* start Dataset content *

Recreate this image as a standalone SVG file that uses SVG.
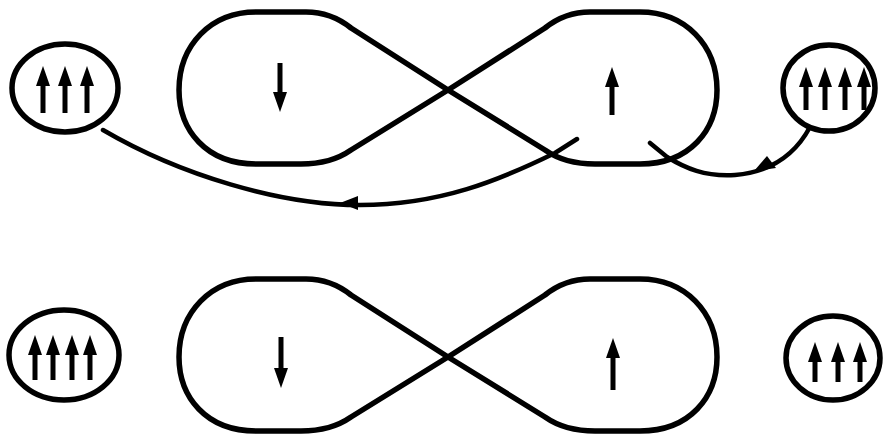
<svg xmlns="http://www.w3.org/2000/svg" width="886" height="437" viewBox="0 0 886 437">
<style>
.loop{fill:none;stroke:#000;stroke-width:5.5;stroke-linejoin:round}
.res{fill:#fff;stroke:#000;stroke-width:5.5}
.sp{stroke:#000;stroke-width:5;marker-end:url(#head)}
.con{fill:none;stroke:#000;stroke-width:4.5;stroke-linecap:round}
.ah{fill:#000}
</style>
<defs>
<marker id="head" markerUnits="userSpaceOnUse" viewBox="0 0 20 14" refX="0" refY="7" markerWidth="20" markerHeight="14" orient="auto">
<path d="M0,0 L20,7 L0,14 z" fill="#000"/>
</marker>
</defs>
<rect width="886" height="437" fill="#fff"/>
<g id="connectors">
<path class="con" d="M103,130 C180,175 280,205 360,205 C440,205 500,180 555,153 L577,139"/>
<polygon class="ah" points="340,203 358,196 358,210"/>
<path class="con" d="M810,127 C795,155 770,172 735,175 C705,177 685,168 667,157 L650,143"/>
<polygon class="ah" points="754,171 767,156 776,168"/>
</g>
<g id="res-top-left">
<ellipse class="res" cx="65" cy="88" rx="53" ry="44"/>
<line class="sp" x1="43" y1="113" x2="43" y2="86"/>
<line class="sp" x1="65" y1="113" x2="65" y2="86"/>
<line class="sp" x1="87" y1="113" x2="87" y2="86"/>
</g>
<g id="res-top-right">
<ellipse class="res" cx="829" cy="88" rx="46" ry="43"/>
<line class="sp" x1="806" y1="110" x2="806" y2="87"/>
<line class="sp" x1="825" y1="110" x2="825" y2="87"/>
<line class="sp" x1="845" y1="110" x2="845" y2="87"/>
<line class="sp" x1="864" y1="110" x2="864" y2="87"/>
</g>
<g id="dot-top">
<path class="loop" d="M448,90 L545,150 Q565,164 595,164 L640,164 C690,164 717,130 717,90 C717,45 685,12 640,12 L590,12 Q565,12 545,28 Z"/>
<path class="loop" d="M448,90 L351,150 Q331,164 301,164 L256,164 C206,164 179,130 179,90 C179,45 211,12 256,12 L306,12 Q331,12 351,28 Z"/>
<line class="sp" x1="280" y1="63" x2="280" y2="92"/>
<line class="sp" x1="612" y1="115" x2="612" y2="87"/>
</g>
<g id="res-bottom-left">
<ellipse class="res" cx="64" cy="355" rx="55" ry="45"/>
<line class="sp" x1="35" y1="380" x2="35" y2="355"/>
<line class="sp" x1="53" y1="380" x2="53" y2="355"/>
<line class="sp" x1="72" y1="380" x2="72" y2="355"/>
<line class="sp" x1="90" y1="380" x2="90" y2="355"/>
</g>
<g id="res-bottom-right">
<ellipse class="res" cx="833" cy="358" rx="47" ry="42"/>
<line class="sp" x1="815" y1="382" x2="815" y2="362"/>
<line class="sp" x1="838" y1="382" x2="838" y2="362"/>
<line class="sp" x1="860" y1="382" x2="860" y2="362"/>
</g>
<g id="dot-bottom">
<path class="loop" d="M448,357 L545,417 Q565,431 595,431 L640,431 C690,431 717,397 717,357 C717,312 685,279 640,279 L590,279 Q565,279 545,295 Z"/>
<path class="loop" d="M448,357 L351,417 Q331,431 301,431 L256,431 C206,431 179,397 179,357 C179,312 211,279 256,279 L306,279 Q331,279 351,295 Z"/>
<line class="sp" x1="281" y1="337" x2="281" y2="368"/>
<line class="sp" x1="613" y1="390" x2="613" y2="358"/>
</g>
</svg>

* end Dataset content *

→ Short problem:
Every line above should be returned exactly; the pictures stay out.

→ Exercise result:
Recreate this image as a standalone SVG file that uses SVG.
<svg xmlns="http://www.w3.org/2000/svg" width="886" height="437" viewBox="0 0 886 437">
<style>
.loop{fill:none;stroke:#000;stroke-width:5.5;stroke-linejoin:round}
.res{fill:#fff;stroke:#000;stroke-width:5.5}
.sp{stroke:#000;stroke-width:5;marker-end:url(#head)}
.con{fill:none;stroke:#000;stroke-width:4.5;stroke-linecap:round}
.ah{fill:#000}
</style>
<defs>
<marker id="head" markerUnits="userSpaceOnUse" viewBox="0 0 20 14" refX="0" refY="7" markerWidth="20" markerHeight="14" orient="auto">
<path d="M0,0 L20,7 L0,14 z" fill="#000"/>
</marker>
</defs>
<rect width="886" height="437" fill="#fff"/>
<g id="connectors">
<path class="con" d="M103,130 C180,175 280,205 360,205 C440,205 500,180 555,153 L577,139"/>
<polygon class="ah" points="340,203 358,196 358,210"/>
<path class="con" d="M810,127 C795,155 770,172 735,175 C705,177 685,168 667,157 L650,143"/>
<polygon class="ah" points="754,171 767,156 776,168"/>
</g>
<g id="res-top-left">
<ellipse class="res" cx="65" cy="88" rx="53" ry="44"/>
<line class="sp" x1="43" y1="113" x2="43" y2="86"/>
<line class="sp" x1="65" y1="113" x2="65" y2="86"/>
<line class="sp" x1="87" y1="113" x2="87" y2="86"/>
</g>
<g id="res-top-right">
<ellipse class="res" cx="829" cy="88" rx="46" ry="43"/>
<line class="sp" x1="806" y1="110" x2="806" y2="87"/>
<line class="sp" x1="825" y1="110" x2="825" y2="87"/>
<line class="sp" x1="845" y1="110" x2="845" y2="87"/>
<line class="sp" x1="864" y1="110" x2="864" y2="87"/>
</g>
<g id="dot-top">
<path class="loop" d="M448,90 L545,150 Q565,164 595,164 L640,164 C690,164 717,130 717,90 C717,45 685,12 640,12 L590,12 Q565,12 545,28 Z"/>
<path class="loop" d="M448,90 L351,150 Q331,164 301,164 L256,164 C206,164 179,130 179,90 C179,45 211,12 256,12 L306,12 Q331,12 351,28 Z"/>
<line class="sp" x1="280" y1="63" x2="280" y2="92"/>
<line class="sp" x1="612" y1="115" x2="612" y2="87"/>
</g>
<g id="res-bottom-left">
<ellipse class="res" cx="64" cy="355" rx="55" ry="45"/>
<line class="sp" x1="35" y1="380" x2="35" y2="355"/>
<line class="sp" x1="53" y1="380" x2="53" y2="355"/>
<line class="sp" x1="72" y1="380" x2="72" y2="355"/>
<line class="sp" x1="90" y1="380" x2="90" y2="355"/>
</g>
<g id="res-bottom-right">
<ellipse class="res" cx="833" cy="358" rx="47" ry="42"/>
<line class="sp" x1="815" y1="382" x2="815" y2="362"/>
<line class="sp" x1="838" y1="382" x2="838" y2="362"/>
<line class="sp" x1="860" y1="382" x2="860" y2="362"/>
</g>
<g id="dot-bottom">
<path class="loop" d="M448,357 L545,417 Q565,431 595,431 L640,431 C690,431 717,397 717,357 C717,312 685,279 640,279 L590,279 Q565,279 545,295 Z"/>
<path class="loop" d="M448,357 L351,417 Q331,431 301,431 L256,431 C206,431 179,397 179,357 C179,312 211,279 256,279 L306,279 Q331,279 351,295 Z"/>
<line class="sp" x1="281" y1="337" x2="281" y2="368"/>
<line class="sp" x1="613" y1="390" x2="613" y2="358"/>
</g>
</svg>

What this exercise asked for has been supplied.